◆ **Exercise requirements**: Your task is to retype, word for word, the lines from the start of the data through the line holding "const trend = [xValues[0], xValues[xValues.length". Do not include the pictures.

◆ **Stored data**:
==*==

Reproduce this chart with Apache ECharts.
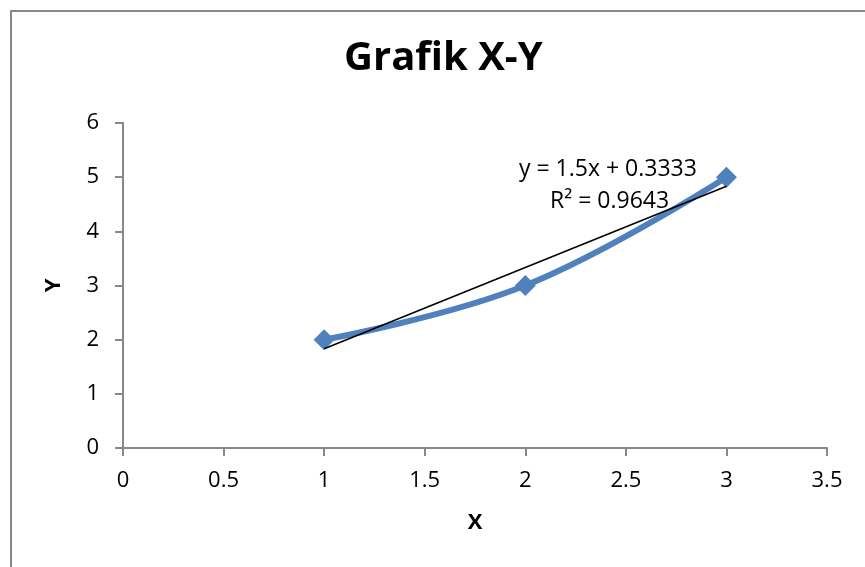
<!DOCTYPE html>
<html><head><meta charset="utf-8">
<script src="https://cdn.jsdelivr.net/npm/echarts@6/dist/echarts.min.js"></script>
<style>html,body{margin:0;padding:0;background:#fff}#c{width:865px;height:567px}</style>
</head><body><div id="c"></div>
<script>
const xValues = [1, 2, 3];
const yValues = [2, 3, 5];
const trendSlope = 1.5;
const trendIntercept = 0.3333;
const trendLabel = ['y = 1.5x + 0.3333', 'R² = 0.9643'];
const titleText = 'Grafik X-Y';

const font = '"Open Sans", sans-serif';
const data = xValues.map((x, i) => [x, yValues[i]]);
const trend = [xValues[0], xValues[xValues.length - 1]].map(x => [x, trendSlope * x + trendIntercept]);

const chart = echarts.init(document.getElementById('c'));
chart.setOption({
  animation: false,
  title: { text: titleText, left: 339, top: 34, textStyle: { fontFamily: font, fontSize: 40, fontWeight: 'bold', color: '#000' } },
  grid: { left: 123, right: 38, top: 123, bottom: 119 },
  graphic: [
    { type: 'rect', shape: { x: 11, y: 11, width: 900, height: 600 }, style: { fill: 'none', stroke: '#888', lineWidth: 2 }, silent: true },
    { type: 'text', left: 519, top: 158, style: { text: trendLabel[0], font: '23px ' + font, fill: '#000' } },
    { type: 'text', left: 550, top: 190, style: { text: trendLabel[1], font: '23px ' + font, fill: '#000' } }
  ],
  xAxis: {
    type: 'value', min: 0, max: 3.5, interval: 0.5,
    name: 'X', nameLocation: 'middle', nameGap: 64,
    nameTextStyle: { fontFamily: font, fontSize: 22, fontWeight: 'bold', color: '#000' },
    axisLine: { show: true, lineStyle: { color: '#888', width: 2 } },
    axisTick: { show: true, length: 8, lineStyle: { color: '#888', width: 2 } },
    axisLabel: { fontFamily: font, fontSize: 22, color: '#000', margin: 22 },
    splitLine: { show: false }
  },
  yAxis: {
    type: 'value', min: 0, max: 6, interval: 1,
    name: 'Y', nameLocation: 'middle', nameGap: 58,
    nameTextStyle: { fontFamily: font, fontSize: 22, fontWeight: 'bold', color: '#000' },
    axisLine: { show: true, lineStyle: { color: '#888', width: 2 } },
    axisTick: { show: true, length: 8, lineStyle: { color: '#888', width: 2 } },
    axisLabel: { fontFamily: font, fontSize: 22, color: '#000', margin: 24 },
    splitLine: { show: false }
  },
  series: [
    { type: 'line', data: data, smooth: 0.4, symbol: 'diamond', symbolSize: 21,
      lineStyle: { color: '#4F81BD', width: 6 }, itemStyle: { color: '#4F81BD' }, z: 2 },
    { type: 'line', data: trend, symbol: 'none', lineStyle: { color: '#000', width: 1.5 }, z: 3 }
  ]
});
</script></body></html>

==*==

◆ **Final result**:
Reproduce this chart with Apache ECharts.
<!DOCTYPE html>
<html><head><meta charset="utf-8">
<script src="https://cdn.jsdelivr.net/npm/echarts@6/dist/echarts.min.js"></script>
<style>html,body{margin:0;padding:0;background:#fff}#c{width:865px;height:567px}</style>
</head><body><div id="c"></div>
<script>
const xValues = [1, 2, 3];
const yValues = [2, 3, 5];
const trendSlope = 1.5;
const trendIntercept = 0.3333;
const trendLabel = ['y = 1.5x + 0.3333', 'R² = 0.9643'];
const titleText = 'Grafik X-Y';

const font = '"Open Sans", sans-serif';
const data = xValues.map((x, i) => [x, yValues[i]]);
const trend = [xValues[0], xValues[xValues.length - 1]].map(x => [x, trendSlope * x + trendIntercept]);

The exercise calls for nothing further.